The failure was previously observed at ~1-2% rate with -count=100, but has not been reproduced recently (-count=10000 passed). The bug may have been partially mitigated by the requeuePendingMsgs deadlock fix, or it may require specific scheduling conditions that are more common on loaded CI machines.
Test Setup
The test creates 3 systems (bufconn, no real TCP) and runs 3 sequential subtests — Majority, First, All — sharing the same cfg := systems[0].OutboundConfig(). Each subtest creates a fresh context with a 2-second timeout. The All subtest calls Threshold(3), requiring a successful response from all 3 nodes. One of those nodes is the self-node (system 0 talking to itself), dispatched via dispatchLocalRequest in internal/stream/channel.go.
Relevant Files
internal/stream/channel.go:dispatchLocalRequest,sender,Enqueueclient_interceptor.go:defaultResponseSeq,sendresponses.go:Thresholdsystem_test.go:TestSystemSymmetricConfigurationRoutesQuorumCalls
Debugging Approaches
1. Write a targeted stress test
The current test runs 3 sequential subtests. Write a new test that isolates the All path and runs many iterations with tight timeouts and runtime.Gosched() calls to increase scheduling variability.

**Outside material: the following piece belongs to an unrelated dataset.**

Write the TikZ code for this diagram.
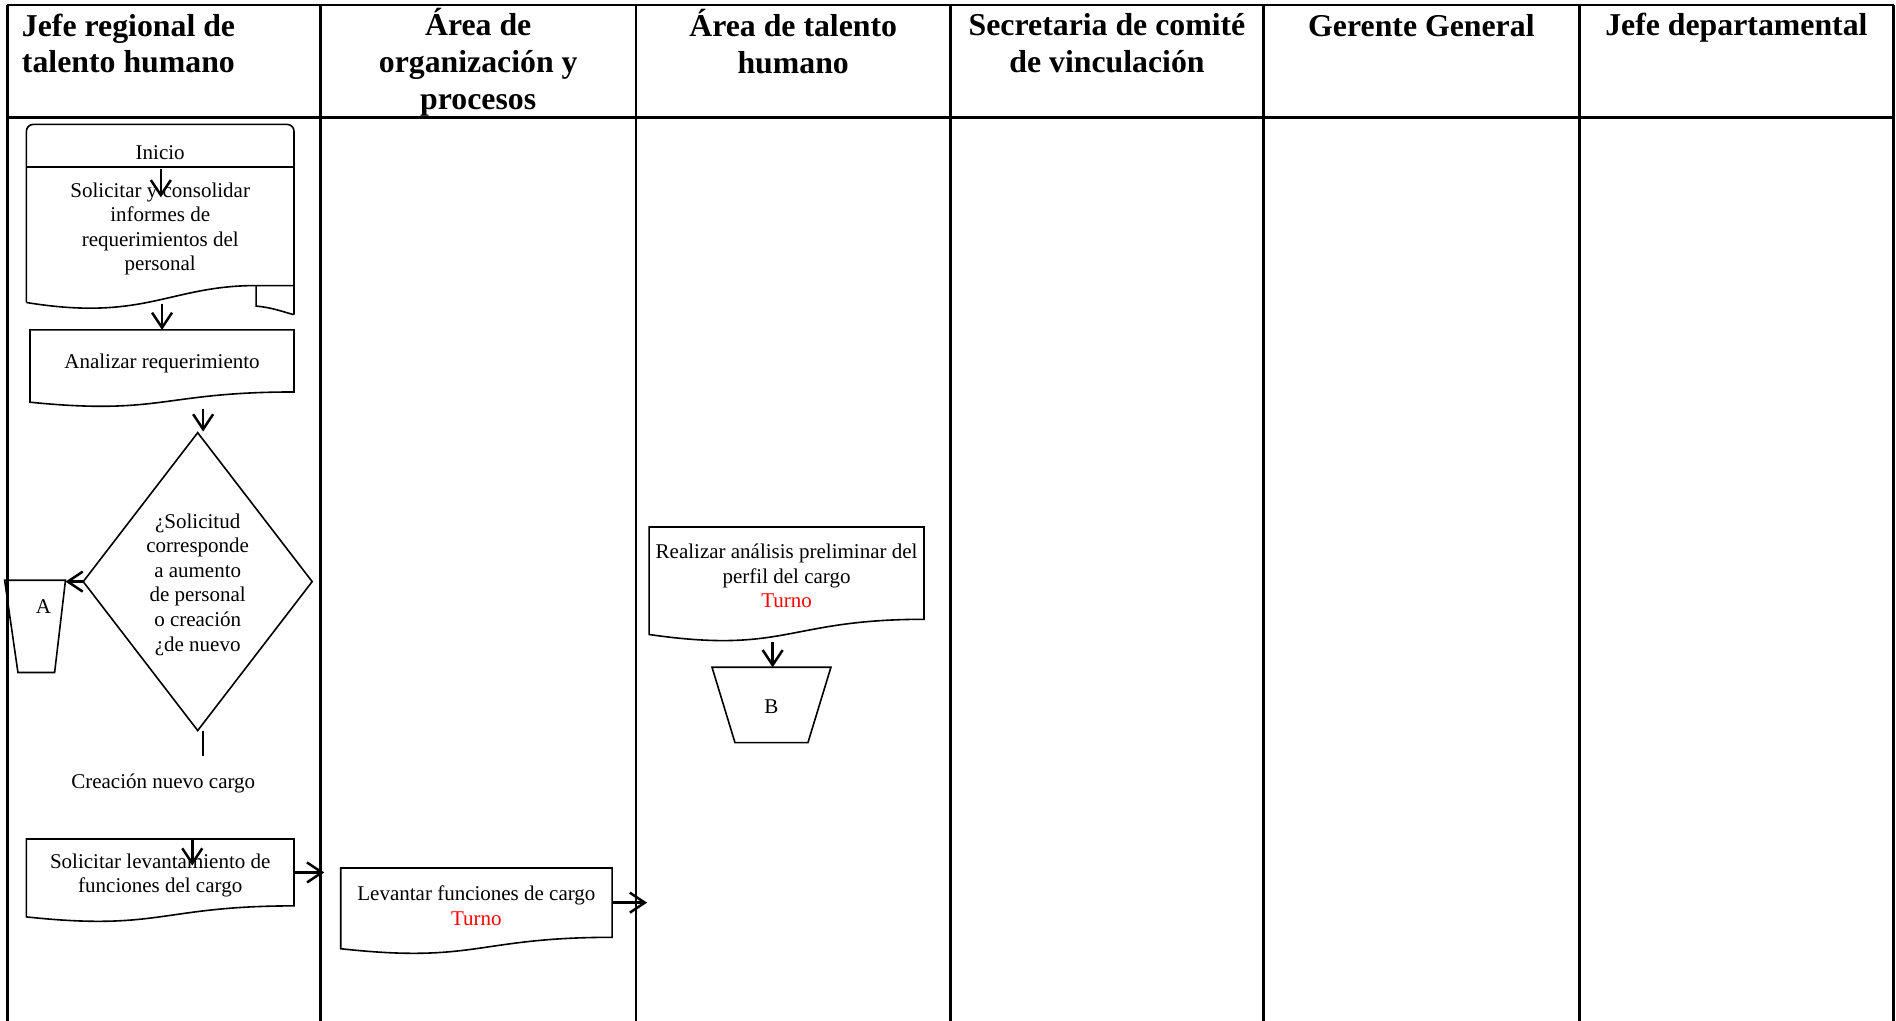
\documentclass[tikz,border=0pt]{standalone}
\usepackage{fontspec}
\setmainfont{Liberation Serif}
\usetikzlibrary{arrows.meta,calc}

% document symbol: flat top, wavy bottom below the text region of node #1
\newcommand\docwave[1]{%
  \draw[shapeline] (#1.north west) -- (#1.north east) -- (#1.south east)
    .. controls (#1.south) and ($(#1.south)!-0.38!(#1.north)$)
    .. ($(#1.south west)!-0.1646!(#1.north west)$) -- cycle;}
% extra room above the first text line of a shape
\newcommand\tp[1][20.3pt]{\rule{0pt}{#1}}

\begin{document}
\begin{tikzpicture}[x=1.2092pt,y=-1.2092pt,
  lane/.style={line width=2.6pt},
  shapeline/.style={line width=1.6pt},
  arr/.style={line width=2.5pt,-{Straight Barb[length=15pt,width=20pt,line width=2.5pt]}},
  head/.style={font=\fontsize{31.8}{36.9}\selectfont\bfseries,inner sep=0pt,align=center},
  body/.style={font=\fontsize{21}{24.6}\selectfont,inner sep=0pt,align=center},
  region/.style n args={2}{minimum width={#1*1.2092pt},minimum height={#2*1.2092pt},inner sep=0pt}]

\useasboundingbox (0,0) rectangle (1568,844.35);

% swimlane table
\foreach \x in {6,265,526,786,1045,1306,1566}
  \draw[lane] (\x,4) -- (\x,844.35);
\draw[lane] (6,4) -- (1566,4);
\draw[lane] (6,97) -- (1566,97);

% lane headers
\node[head,align=left,anchor=west] (h1) at (18,36) {Jefe regional de\\talento humano};
\node[head] (h2) at (395.5,51.5) {Área de\\organización y\\procesos};
\node[head] (h3) at (656,34) {Área de talento\\humano};
\node[head] (h4) at (915.5,36) {Secretaria de comité\\de vinculación};
\node[head] (h5) at (1175.5,21) {Gerente General};
\node[head] (h6) at (1436,23) {Jefe departamental};

% start terminal joined to the first document
\node[body,region={221}{35}] (inicio) at (132.5,120.5) {\tp[27pt]Inicio};
\node[body,region={221}{98}] (soldoc) at (132.5,187)
  {\tp Solicitar y consolidar\\informes de\\requerimientos del\\personal};
\coordinate (sw) at (soldoc.south west);
\draw[shapeline,rounded corners=7pt] ($(sw)+(0,14)$) -- (inicio.north west)
  -- (inicio.north east) -- ($(soldoc.south east)+(0,24)$);
\draw[shapeline] (inicio.south west) -- (inicio.south east);
\draw[shapeline] (soldoc.south east) -- ($(sw)+(190,0)$)
  .. controls ($(sw)+(118,0)$) and ($(sw)+(98,30)$) .. ($(sw)+(0,14)$);
\draw[shapeline] ($(sw)+(190,0)$) -- ($(sw)+(190,17)$)
  .. controls ($(sw)+(203,18)$) and ($(sw)+(213,22)$) .. ($(sw)+(221,24)$);

% process documents
\node[body,region={218}{51}] (analizar) at (134,298.5) {\tp Analizar requerimiento};
\docwave{analizar}
\node[body,region={221}{55}] (lev1) at (132.5,721.5)
  {\tp Solicitar levantamiento de\\funciones del cargo};
\docwave{lev1}
\node[body,region={224}{57}] (lev2) at (394,746.5)
  {\tp Levantar funciones de cargo\\\textcolor{red}{Turno}};
\docwave{lev2}
\node[body,region={227}{76}] (realizar) at (650.5,474)
  {\tp Realizar análisis preliminar del\\perfil del cargo\\\textcolor{red}{Turno}};
\docwave{realizar}

% decision
\node[body,region={189}{246}] (decision) at (163.5,481)
  {\tp ¿Solicitud\\corresponde\\a aumento\\de personal\\o creación\\¿de nuevo};
\draw[shapeline] (decision.north) -- (decision.east) -- (decision.south)
  -- (decision.west) -- cycle;
\node[body] (creacion) at (135,645.5) {\tp Creación nuevo cargo};

% off-page connectors
\node[body,region={50}{76}] (conA) at (29,518) {};
\draw[shapeline] (conA.north west) -- (conA.north east) -- ($(conA.south east)+(-9,0)$)
  -- ($(conA.south west)+(11,0)$) -- cycle;
\node[body] (conAtext) at ($(conA.center)+(7,-19)$) {\tp A};
\node[body,region={98}{62}] (conB) at (638,583) {\tp[17pt]B};
\draw[shapeline] (conB.north west) -- (conB.north east) -- ($(conB.south east)+(-19,0)$)
  -- ($(conB.south west)+(19,0)$) -- cycle;

% connectors
\draw[arr] ($(inicio.south)+(0.5,2)$) -- ($(inicio.south)+(0.5,25)$);
\coordinate (sdb) at ($(soldoc.south)+(0,15)$);
\draw[arr] (analizar.north |- sdb) -- (analizar.north);
\draw[arr] ($(decision.north)+(4.5,-20)$) -- ($(decision.north)+(4.5,-1)$);
\draw[arr] (decision.west) -- (decision.west -| conA.east);
\draw[shapeline] ($(decision.south)+(4.5,0)$) -- ($(decision.south)+(4.5,21)$);
\draw[arr] ($(lev1.north)+(26.5,0)$) -- ($(lev1.north)+(26.5,22)$);
\draw[arr] (lev1.east) -- ($(lev1.east)+(25,0)$);
\draw[arr] (lev2.east) -- ($(lev2.east)+(29,0)$);
\draw[arr] ($(conB.north)+(1,-21)$) -- ($(conB.north)+(1,0)$);
\end{tikzpicture}
\end{document}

Consider using GOMAXPROCS=1 to serialize goroutine execution and amplify contention.
2. Use -race flag
go test -race -count=1000 -run TestSystemSymmetricConfigurationRoutesQuorumCalls .A data race on localMu, stream, or the pending map might explain the non-determinism.

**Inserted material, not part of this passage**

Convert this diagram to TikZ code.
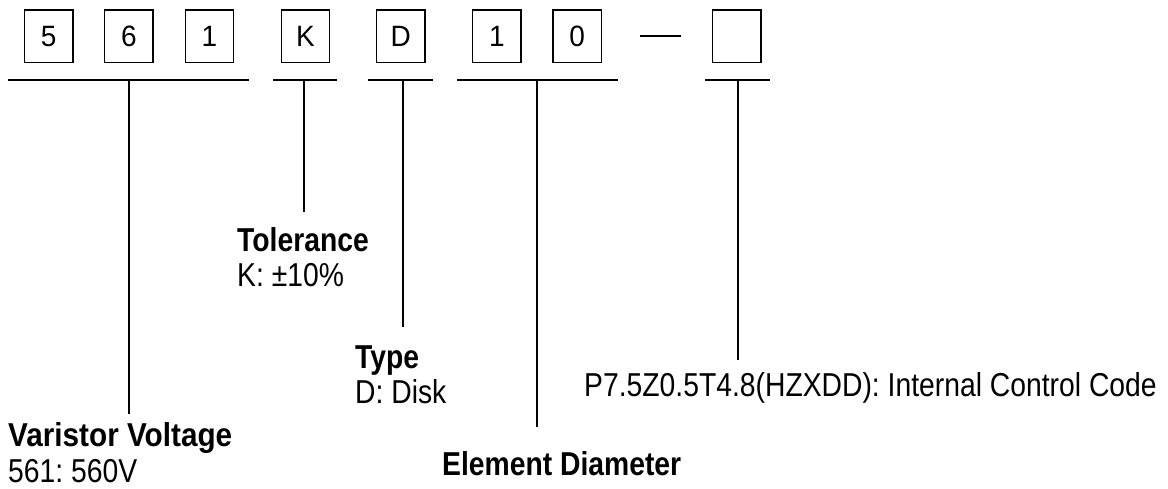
\documentclass[tikz,border=0pt]{standalone}
\usepackage{graphicx}
\usepackage{fontspec}
\setmainfont{Liberation Sans}
\frenchspacing
\newcommand{\vstr}[1]{\scalebox{1}[1.17]{#1}}
\newcommand{\dstr}[1]{\scalebox{1}[1.05]{#1}}
\begin{document}
\begin{tikzpicture}[x=1pt,y=-1pt,
  digit/.style={draw,line width=1.3pt,minimum width=48.5pt,minimum height=52.5pt,inner sep=0pt,font=\fontsize{28}{32}\selectfont},
  rule/.style={line width=1.4pt},
  lbl/.style={anchor=base west,inner sep=0pt,font=\fontsize{28.3}{32}\selectfont\frenchspacing},
  head/.style={lbl,font=\fontsize{28.3}{32}\selectfont\bfseries\frenchspacing}]
\useasboundingbox (0,0) rectangle (1168,489);
% boxes
\node[digit] (b5) at (48.7,36.3) {\dstr{5}};
\node[digit] (b6) at (128.8,36.3) {\dstr{6}};
\node[digit] (b1) at (209.5,36.3) {\dstr{1}};
\node[digit] (bK) at (305.5,36.3) {\dstr{K}};
\node[digit] (bD) at (400.8,36.3) {\dstr{D}};
\node[digit] (b1b) at (496.8,36.3) {\dstr{1}};
\node[digit] (b0) at (577.2,36.3) {\dstr{0}};
\node[digit] (bx) at (736.7,36.3) {};
% dash
\coordinate (d1) at (640,36);
\coordinate (d2) at (681,36);
\draw[rule] (d1) -- (d2);
% bars
\coordinate (v1a) at (8,80);   \coordinate (v1b) at (249,80);
\coordinate (t1a) at (273,80); \coordinate (t1b) at (337,80);
\coordinate (y1a) at (368,80); \coordinate (y1b) at (433,80);
\coordinate (e1a) at (457,80); \coordinate (e1b) at (618,80);
\coordinate (c1a) at (705,80); \coordinate (c1b) at (770,80);
\draw[rule] (v1a) -- (v1b);
\draw[rule] (t1a) -- (t1b);
\draw[rule] (y1a) -- (y1b);
\draw[rule] (e1a) -- (e1b);
\draw[rule] (c1a) -- (c1b);
% drops
\coordinate (vt) at (129,80);  \coordinate (ve) at (129,414);
\coordinate (tt) at (304,80);  \coordinate (te) at (304,212);
\coordinate (yt) at (403,80);  \coordinate (ye) at (403,327);
\coordinate (et) at (537,80);  \coordinate (ee) at (537,427);
\coordinate (ct) at (738,80);  \coordinate (ce) at (738,360);
\draw[rule] (vt) -- (ve);
\draw[rule] (tt) -- (te);
\draw[rule] (yt) -- (ye);
\draw[rule] (et) -- (ee);
\draw[rule] (ct) -- (ce);
% labels
\node[head] (vh) at (8,446.5) {\scalebox{1.05}[1.17]{Varistor Voltage}};
\node[lbl] (vv) at (8,482) {\vstr{561: 560V}};
\node[head] (th) at (237,251.7) {\vstr{Tolerance}};
\node[lbl] (tv) at (237,287) {\vstr{K: ±10\%}};
\node[head] (yh) at (355,368.5) {\vstr{Type}};
\node[lbl] (yv) at (355,403) {\vstr{D: Disk}};
\node[head] (eh) at (442,475) {\vstr{Element Diameter}};
\node[lbl] (cv) at (584,396) {\vstr{P7.5Z0.5T4.8(HZXDD): Internal Control Code}};
\end{tikzpicture}
\end{document}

3. Use runtime/pprof profiling
Collect block, mutex, or goroutine profiles during test runs:
import "runtime/pprof"
pprof.Lookup("goroutine").WriteTo(os.Stderr, 1) // dump goroutine stacks
pprof.Lookup("mutex").WriteTo(os.Stderr, 1) // mutex contention
pprof.Lookup("block").WriteTo(os.Stderr, 1) // blocking profileThe goroutine leak profile may require GOEXPERIMENT=goroutineleakprofile.
4. Use runtime/trace
Capture an execution trace during a high-iteration test run:
go test -trace=trace.out -run TestSystemSymmetricConfigurationRoutesQuorumCalls -count=1000 .
go tool trace trace.outThis shows goroutine scheduling, blocking events, and synchronization points, which should reveal whether send() or dispatchLocalRequest stalls.
5. Add per-node response timestamps
Modify the test to record when each response arrives (local vs. remote) to determine which node's response is missing when the call fails.
6. Make Enqueue context-aware
Currently, Enqueue only watches connCtx in the outbound path. Adding req.Ctx to the select would prevent send() from blocking past the call's deadline:
select {
case <-c.connCtx.Done():
c.replyError(req, ErrNodeClosed)
case <-req.Ctx.Done():
c.replyError(req, req.Ctx.Err())
case c.sendQ <- req:
}